AfD-Vertreterinnen und -Vertreter machen in Interviews oft bewusst irreführende, wenn nicht gar falsche Aussagen ‒ die gilt es zu widerlegen, und zwar schon im Gespräch, nicht erst Stunden später in einem Faktencheck. Wir als Interviewer sind in solchen Situationen besonders gefordert, umso besser muss die Vorbereitung aussehen.

Was machen Sie als erstes, wenn Sie durch sind mit der letzten Sendung?

Ich fahre mit Frau und Tochter ans Mittelmeer. Wir werden uns zwei Wochen die Sonne auf den Pelz brennen lassen, gut essen und vielleicht auch das eine oder andere Glas Wein trinken.

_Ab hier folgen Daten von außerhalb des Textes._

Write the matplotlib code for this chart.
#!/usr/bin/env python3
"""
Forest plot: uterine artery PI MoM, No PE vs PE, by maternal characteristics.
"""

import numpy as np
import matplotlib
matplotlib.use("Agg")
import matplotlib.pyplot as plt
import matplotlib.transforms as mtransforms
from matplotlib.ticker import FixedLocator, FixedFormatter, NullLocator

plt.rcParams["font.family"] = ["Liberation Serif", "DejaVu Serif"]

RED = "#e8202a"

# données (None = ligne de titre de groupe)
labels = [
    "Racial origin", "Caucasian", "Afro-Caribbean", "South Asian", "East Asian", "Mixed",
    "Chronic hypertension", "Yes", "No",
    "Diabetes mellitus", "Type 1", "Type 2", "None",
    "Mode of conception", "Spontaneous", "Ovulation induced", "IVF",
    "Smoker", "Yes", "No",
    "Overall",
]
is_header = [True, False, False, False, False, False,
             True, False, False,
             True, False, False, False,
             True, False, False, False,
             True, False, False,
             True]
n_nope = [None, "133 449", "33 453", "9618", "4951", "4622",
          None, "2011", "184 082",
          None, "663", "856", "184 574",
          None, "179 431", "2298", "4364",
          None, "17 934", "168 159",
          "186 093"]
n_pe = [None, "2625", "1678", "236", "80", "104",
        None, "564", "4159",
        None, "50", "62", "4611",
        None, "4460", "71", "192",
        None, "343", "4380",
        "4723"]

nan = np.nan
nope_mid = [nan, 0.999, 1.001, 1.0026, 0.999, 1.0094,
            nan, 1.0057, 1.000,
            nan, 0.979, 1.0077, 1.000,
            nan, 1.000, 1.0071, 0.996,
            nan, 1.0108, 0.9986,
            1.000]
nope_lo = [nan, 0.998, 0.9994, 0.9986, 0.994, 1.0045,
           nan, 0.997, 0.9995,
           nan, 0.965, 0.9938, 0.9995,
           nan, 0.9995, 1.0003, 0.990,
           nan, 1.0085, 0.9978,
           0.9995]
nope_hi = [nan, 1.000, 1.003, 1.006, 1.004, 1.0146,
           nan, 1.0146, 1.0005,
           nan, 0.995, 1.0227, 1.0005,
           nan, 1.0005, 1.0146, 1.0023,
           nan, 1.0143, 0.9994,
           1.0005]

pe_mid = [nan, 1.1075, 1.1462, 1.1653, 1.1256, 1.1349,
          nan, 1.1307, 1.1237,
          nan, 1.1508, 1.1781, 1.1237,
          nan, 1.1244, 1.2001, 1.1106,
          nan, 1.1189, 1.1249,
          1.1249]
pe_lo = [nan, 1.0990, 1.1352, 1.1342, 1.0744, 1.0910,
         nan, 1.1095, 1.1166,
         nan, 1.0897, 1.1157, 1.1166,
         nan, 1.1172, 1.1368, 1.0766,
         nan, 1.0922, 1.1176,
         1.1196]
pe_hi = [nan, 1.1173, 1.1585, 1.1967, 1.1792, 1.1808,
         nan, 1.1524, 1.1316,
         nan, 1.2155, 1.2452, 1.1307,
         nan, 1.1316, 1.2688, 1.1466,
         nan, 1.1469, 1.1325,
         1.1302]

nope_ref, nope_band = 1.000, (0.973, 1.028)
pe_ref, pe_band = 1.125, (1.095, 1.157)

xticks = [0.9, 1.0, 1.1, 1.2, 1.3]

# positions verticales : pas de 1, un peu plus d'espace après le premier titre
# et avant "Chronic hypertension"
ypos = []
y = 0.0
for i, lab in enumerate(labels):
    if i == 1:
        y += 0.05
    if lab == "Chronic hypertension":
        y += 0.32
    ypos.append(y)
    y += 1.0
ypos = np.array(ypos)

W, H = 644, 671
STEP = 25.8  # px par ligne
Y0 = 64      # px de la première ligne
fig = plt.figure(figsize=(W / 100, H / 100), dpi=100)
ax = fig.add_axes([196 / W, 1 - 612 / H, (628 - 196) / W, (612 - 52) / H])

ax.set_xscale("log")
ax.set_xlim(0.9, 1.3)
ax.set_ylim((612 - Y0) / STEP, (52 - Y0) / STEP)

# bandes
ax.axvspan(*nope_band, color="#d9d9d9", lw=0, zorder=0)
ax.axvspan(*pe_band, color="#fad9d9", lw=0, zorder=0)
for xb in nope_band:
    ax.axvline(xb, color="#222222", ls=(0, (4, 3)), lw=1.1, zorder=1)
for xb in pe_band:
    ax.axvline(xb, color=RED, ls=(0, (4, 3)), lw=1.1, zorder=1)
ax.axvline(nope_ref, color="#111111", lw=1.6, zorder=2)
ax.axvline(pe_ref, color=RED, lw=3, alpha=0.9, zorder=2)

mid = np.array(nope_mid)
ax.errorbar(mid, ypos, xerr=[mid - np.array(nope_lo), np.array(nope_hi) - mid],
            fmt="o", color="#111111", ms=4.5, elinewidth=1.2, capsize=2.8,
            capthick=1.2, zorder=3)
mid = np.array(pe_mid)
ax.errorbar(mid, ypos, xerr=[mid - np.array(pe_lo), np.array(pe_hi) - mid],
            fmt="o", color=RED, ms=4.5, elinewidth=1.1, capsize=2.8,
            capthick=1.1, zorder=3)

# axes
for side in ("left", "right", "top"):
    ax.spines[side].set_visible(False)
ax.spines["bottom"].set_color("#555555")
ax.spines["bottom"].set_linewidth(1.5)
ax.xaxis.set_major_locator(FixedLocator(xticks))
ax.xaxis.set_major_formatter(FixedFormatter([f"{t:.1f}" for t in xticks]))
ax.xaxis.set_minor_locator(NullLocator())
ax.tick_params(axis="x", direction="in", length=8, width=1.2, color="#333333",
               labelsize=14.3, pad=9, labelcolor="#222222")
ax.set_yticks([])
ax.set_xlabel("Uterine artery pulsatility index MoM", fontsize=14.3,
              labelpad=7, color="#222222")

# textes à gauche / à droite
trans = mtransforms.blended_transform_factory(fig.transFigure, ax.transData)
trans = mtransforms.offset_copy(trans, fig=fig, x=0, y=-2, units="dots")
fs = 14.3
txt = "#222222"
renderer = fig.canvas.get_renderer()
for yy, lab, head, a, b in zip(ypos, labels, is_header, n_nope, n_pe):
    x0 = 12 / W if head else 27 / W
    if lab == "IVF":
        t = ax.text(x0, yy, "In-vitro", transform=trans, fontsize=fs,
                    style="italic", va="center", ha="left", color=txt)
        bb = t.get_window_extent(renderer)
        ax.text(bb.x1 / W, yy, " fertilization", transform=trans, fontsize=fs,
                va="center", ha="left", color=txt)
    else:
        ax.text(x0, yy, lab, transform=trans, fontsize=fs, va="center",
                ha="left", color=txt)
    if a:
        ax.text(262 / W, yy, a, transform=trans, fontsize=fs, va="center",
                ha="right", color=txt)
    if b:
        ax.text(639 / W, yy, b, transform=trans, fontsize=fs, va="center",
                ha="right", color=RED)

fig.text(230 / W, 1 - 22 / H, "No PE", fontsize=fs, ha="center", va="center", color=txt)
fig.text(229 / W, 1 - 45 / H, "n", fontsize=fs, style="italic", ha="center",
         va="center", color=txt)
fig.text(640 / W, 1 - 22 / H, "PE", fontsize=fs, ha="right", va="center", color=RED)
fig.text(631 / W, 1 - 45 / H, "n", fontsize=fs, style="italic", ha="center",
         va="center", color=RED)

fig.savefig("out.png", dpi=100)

Dann ist alles schön.


Über mehr als 30 Jahre und 5000 Sendungen war Peter Kloeppel (65) das Gesicht von „RTL Aktuell“. Am Freitag moderierten er und Kollegin Ulrike von der Groeben ein letztes Mal das Nachrichtenmagazin. Kloeppel wird aber unter anderem die Investigativ-Reihe „Durchleuchtet“ noch bei dem Sender fortsetzen. Er pendelt bereits jetzt zwischen Deutschland und den USA und möchte sein Leben mit seiner Frau weiter in die Staaten verlagern, wo auch seine Tochter lebt.